Set exercise: Using the listing below, output only the lines from the one that contains "Rebuild this chart" through the one that contains "YAxis, CartesianGrid, LabelList", inclusive, exactly as given and without images.
─── Material provided
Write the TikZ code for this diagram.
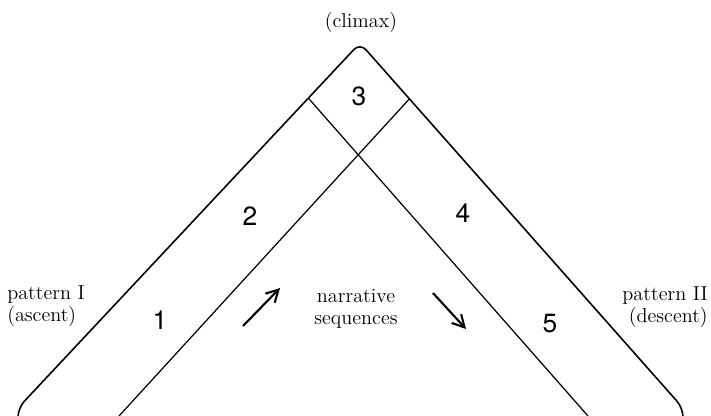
\documentclass[tikz,border=0pt]{standalone}
\usepackage{fontspec}
\newfontfamily\numfont{TeX Gyre Heros}
\usetikzlibrary{arrows.meta,calc}

\begin{document}
\begin{tikzpicture}[x=0.02cm,y=-0.02cm,
		num/.style={font=\numfont\fontsize{15}{18}\selectfont},
		lbl/.style={inner sep=0pt,font=\fontsize{11.5}{12.5}\selectfont},
		outer/.style={line width=0.9pt,rounded corners=1.8mm},
		inner/.style={line width=0.7pt},
		seqarrow/.style={line width=1.2pt,-{Straight Barb[length=2.4mm,width=2.6mm]}}]
		\useasboundingbox (0,0) rectangle (711,416);
		% corners of the big inverted V
		\coordinate (lbot) at (18,416);
		\coordinate (lturn) at (18,408);
		\coordinate (apex) at (360,43);
		\coordinate (rturn) at (683,408);
		\coordinate (rbot) at (683,416);
		\coordinate (ljoin) at ($(lturn)!0.849!(apex)$);
		\coordinate (rjoin) at ($(rturn)!0.847!(apex)$);
		\coordinate (ilbot) at (119,416);
		\coordinate (irbot) at (588,416);
		\draw[outer] (lbot) -- (lturn) -- (apex) -- (rturn) -- (rbot);
		\draw[inner] (ilbot) -- (rjoin);
		\draw[inner] (ljoin) -- (irbot);
		\node[lbl] (climax) at (361,22) {(climax)};
		\node[num] (n3) at (359,96) {3};
		\node[num] (n2) at (250,216) {2};
		\node[num] (n4) at (463,213) {4};
		\node[num] (n1) at (160,320) {1};
		\node[num] (n5) at (550,324) {5};
		\node[lbl,align=left,anchor=west] (patI) at (7,306) {pattern I\\(ascent)};
		\node[lbl,align=right,anchor=east] (patII) at (708,307) {pattern II\\(descent)};
		\node[lbl,align=center] (seq) at (356,309) {narrative\\sequences};
		\coordinate (upfrom) at (243,326);
		\coordinate (upto) at (280,288);
		\coordinate (downfrom) at (433,293);
		\coordinate (downto) at (466,329);
		\draw[seqarrow] (upfrom) -- (upto);
		\draw[seqarrow] (downfrom) -- (downto);
		\end{tikzpicture}
\end{document}
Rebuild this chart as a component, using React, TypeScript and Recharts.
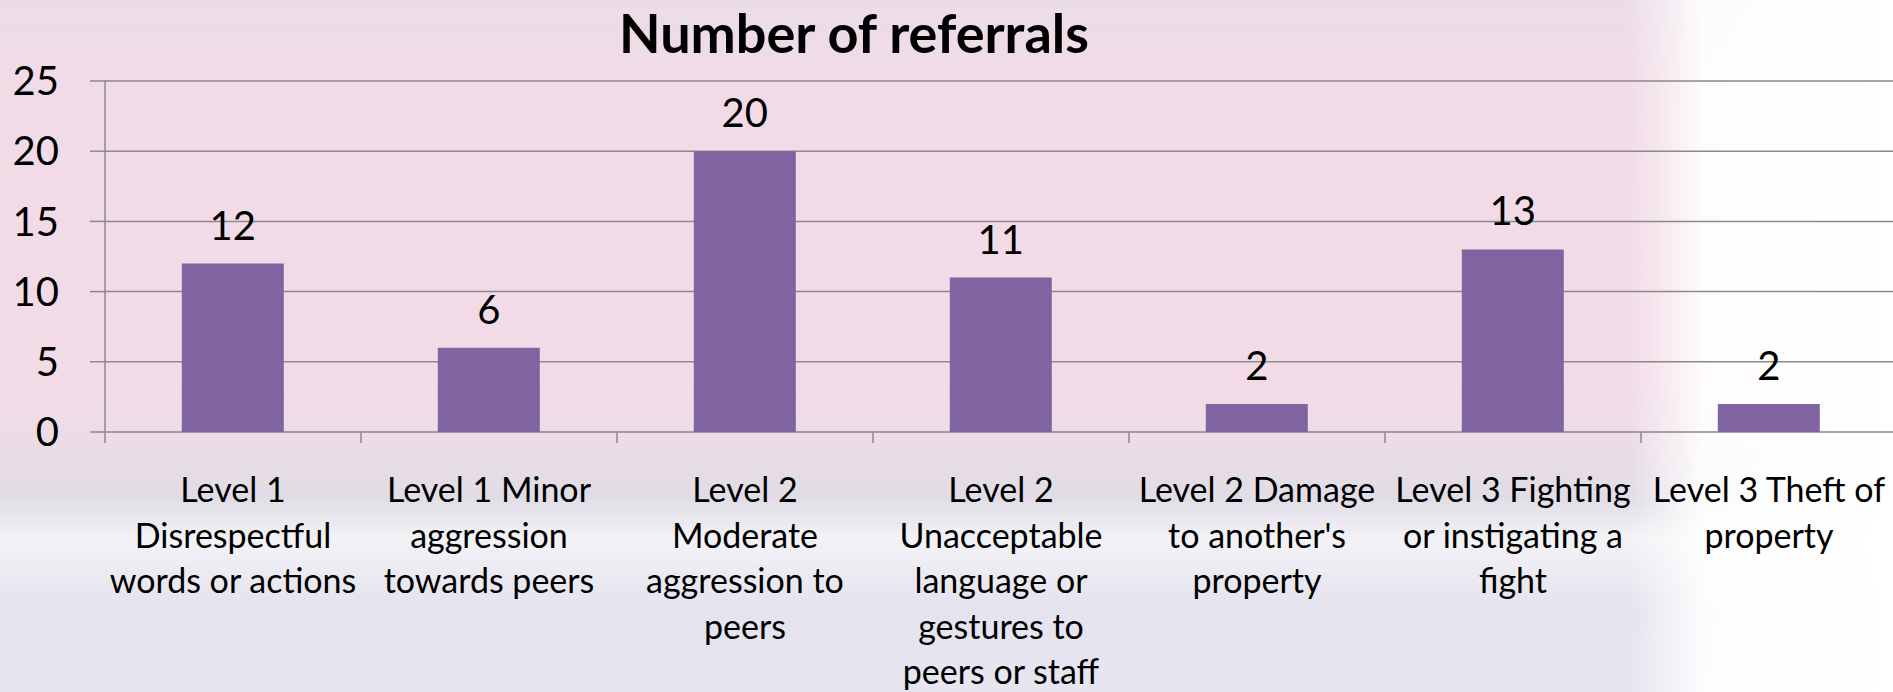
import React from "react";
import { BarChart, Bar, XAxis, YAxis, CartesianGrid, LabelList } from "recharts";

const categories: string[] = [
  "Level 1\nDisrespectful\nwords or actions",
  "Level 1 Minor\naggression\ntowards peers",
  "Level 2\nModerate\naggression to\npeers",
  "Level 2\nUnacceptable\nlanguage or\ngestures to\npeers or staff",
  "Level 2 Damage\nto another's\nproperty",
  "Level 3 Fighting\nor instigating a\nfight",
  "Level 3 Theft of\nproperty",
];
const referrals: number[] = [12, 6, 20, 11, 2, 13, 2];
const yTicks: number[] = [0, 5, 10, 15, 20, 25];
const title = "Number of referrals";

const data = categories.map((c, i) => ({ name: c, value: referrals[i] }));

const FONT = "Lato, 'Open Sans', sans-serif";
const GRID = "#8a8a8a";
const CHART_W = 1897;
const Y_AXIS_W = 105;
const BAND = (CHART_W - Y_AXIS_W) / categories.length;

function CategoryTick(props: any) {
  const { x, y, payload, index } = props;
  const lines = String(payload.value).split("\n");
  const isLast = index === categories.length - 1;
  return (
    <g>
      <line x1={x - BAND / 2} x2={x - BAND / 2} y1={y} y2={y + 11} stroke={GRID} strokeWidth={1.5} />
      {isLast && (
        <line x1={x + BAND / 2} x2={x + BAND / 2} y1={y} y2={y + 11} stroke={GRID} strokeWidth={1.5} />
      )}
      <text x={x} y={y} textAnchor="middle" fontFamily={FONT} fontSize={34} fill="#000">
        {lines.map((l, i) => (
          <tspan key={i} x={x} dy={i === 0 ? 70 : 45.5}>
            {l}
          </tspan>
        ))}
      </text>
    </g>
  );
}

export default function App() {
  return (
    <div
      style={{
        position: "absolute",
        left: 0,
        top: 0,
        width: 1893,
        height: 692,
        overflow: "hidden",
        background:
          "linear-gradient(to right, rgba(255,255,255,0) 0%, rgba(255,255,255,0) 86%, rgba(255,255,255,0.9) 90%, #ffffff 100%), linear-gradient(to bottom, #ebdde8 0%, #f1dbe6 12%, #f2dbe7 55%, #ecdce6 64%, #e0dde6 72%, #f3f2f6 78%, #e4e3ee 88%, #e6e5f0 100%)",
      }}
    >
      <div
        style={{
          position: "absolute",
          left: 554,
          top: 6,
          width: 600,
          textAlign: "center",
          fontFamily: FONT,
          fontWeight: 700,
          fontSize: 54,
          lineHeight: "54px",
          color: "#000",
          whiteSpace: "nowrap",
        }}
      >
        {title}
      </div>
      <BarChart
        width={CHART_W}
        height={692}
        data={data}
        margin={{ top: 81, right: 0, bottom: 0, left: 0 }}
        barCategoryGap="30%"
        style={{ position: "absolute", left: 0, top: 0 }}
      >
        <CartesianGrid vertical={false} stroke={GRID} strokeWidth={1.5} />
        <XAxis
          dataKey="name"
          interval={0}
          tickLine={false}
          axisLine={false}
          tickSize={0}
          tickMargin={0}
          height={260}
          tick={<CategoryTick />}
        />
        <YAxis
          domain={[0, 25]}
          ticks={yTicks}
          width={Y_AXIS_W}
          tickSize={15}
          tickMargin={31}
          axisLine={{ stroke: GRID, strokeWidth: 1.5 }}
          tickLine={{ stroke: GRID, strokeWidth: 1.5 }}
          tick={{ fontFamily: FONT, fontSize: 40, fill: "#000" }}
        />
        <Bar dataKey="value" fill="#8064A2" isAnimationActive={false}>
          <LabelList
            dataKey="value"
            position="top"
            offset={24}
            fontFamily={FONT}
            fontSize={40}
            fill="#000"
          />
        </Bar>
      </BarChart>
    </div>
  );
}
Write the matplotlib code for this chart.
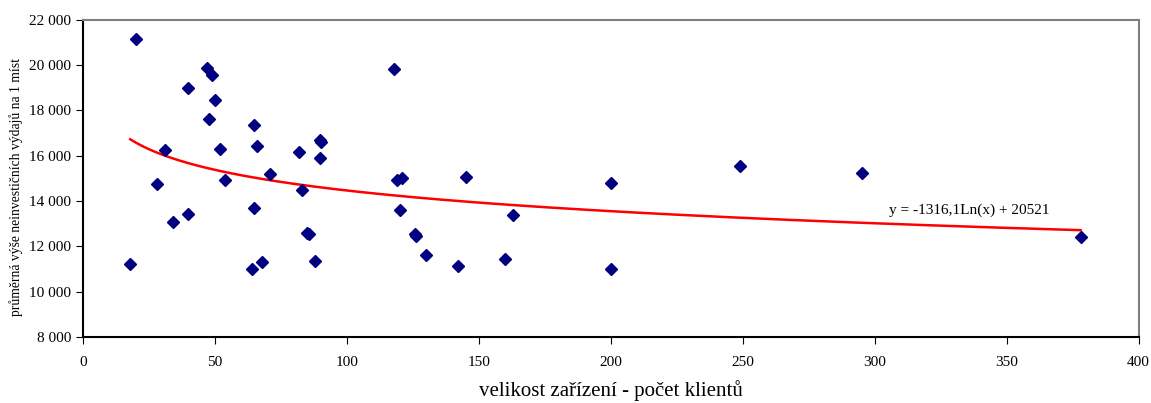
import matplotlib.pyplot as plt
import numpy as np

plt.rcParams['font.family'] = ['Liberation Serif', 'DejaVu Serif']

# data
x_vals = [18, 20, 28, 31, 34, 40, 40, 47, 48, 49, 50, 52, 54,
          64, 65, 65, 66, 68, 71, 82, 83, 85, 85.6, 88, 90, 90.4, 90,
          118, 119, 121, 120, 126, 126.4, 130, 142, 145, 160, 163,
          200, 200, 249, 295, 378]
y_vals = [11200, 21150, 14750, 16250, 13050, 19000, 13420, 19870, 17600, 19560, 18460, 16290, 14920,
          11000, 17350, 13680, 16420, 11310, 15180, 16160, 14480, 12600, 12520, 11350, 16700, 16620, 15890,
          19820, 14920, 15030, 13600, 12530, 12440, 11620, 11130, 15060, 11440, 13370,
          14800, 11000, 15540, 15220, 12390]

# logarithmic trend  y = -1316,1 ln(x) + 20521
a = -1316.1
b = 20521
eq_text = 'y = -1316,1Ln(x) + 20521'

fig, ax = plt.subplots(figsize=(11.51, 4.03), dpi=100)
fig.subplots_adjust(left=0.0719, right=0.9893, bottom=0.1638, top=0.9516)

ax.plot(x_vals, y_vals, linestyle='none', marker='D', markersize=6.5,
        color='#000080', zorder=3)

xt = np.linspace(min(x_vals), max(x_vals), 300)
ax.plot(xt, a * np.log(xt) + b, color='#ff0000', linewidth=1.8, zorder=2)

ax.text(336, 13600, eq_text, fontsize=11, ha='center', va='center')

ax.set_xlim(0, 400)
ax.set_ylim(8000, 22000)
ax.set_xticks(np.arange(0, 401, 50))
ax.set_yticks(np.arange(8000, 22001, 2000))
ax.yaxis.set_major_formatter(plt.FuncFormatter(lambda v, p: f'{int(v):,}'.replace(',', ' ')))
ax.tick_params(direction='out', length=5, labelsize=11, color='black')
ax.tick_params(axis='x', pad=9)

ax.spines['left'].set_color('black')
ax.spines['bottom'].set_color('black')
ax.spines['top'].set_color('#808080')
ax.spines['right'].set_color('#808080')
for s in ax.spines.values():
    s.set_linewidth(1.5)

ax.set_xlabel('velikost zařízení - počet klientů', fontsize=15, labelpad=8)
ax.set_ylabel('průměrná výše neinvestičních výdajů na 1 míst', fontsize=9.8)
ax.yaxis.set_label_coords(-0.057, 0.472)

fig.savefig('out.png', dpi=100)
──────
Response for this exercise:
Rebuild this chart as a component, using React, TypeScript and Recharts.
import React from "react";
import { BarChart, Bar, XAxis, YAxis, CartesianGrid, LabelList } from "recharts";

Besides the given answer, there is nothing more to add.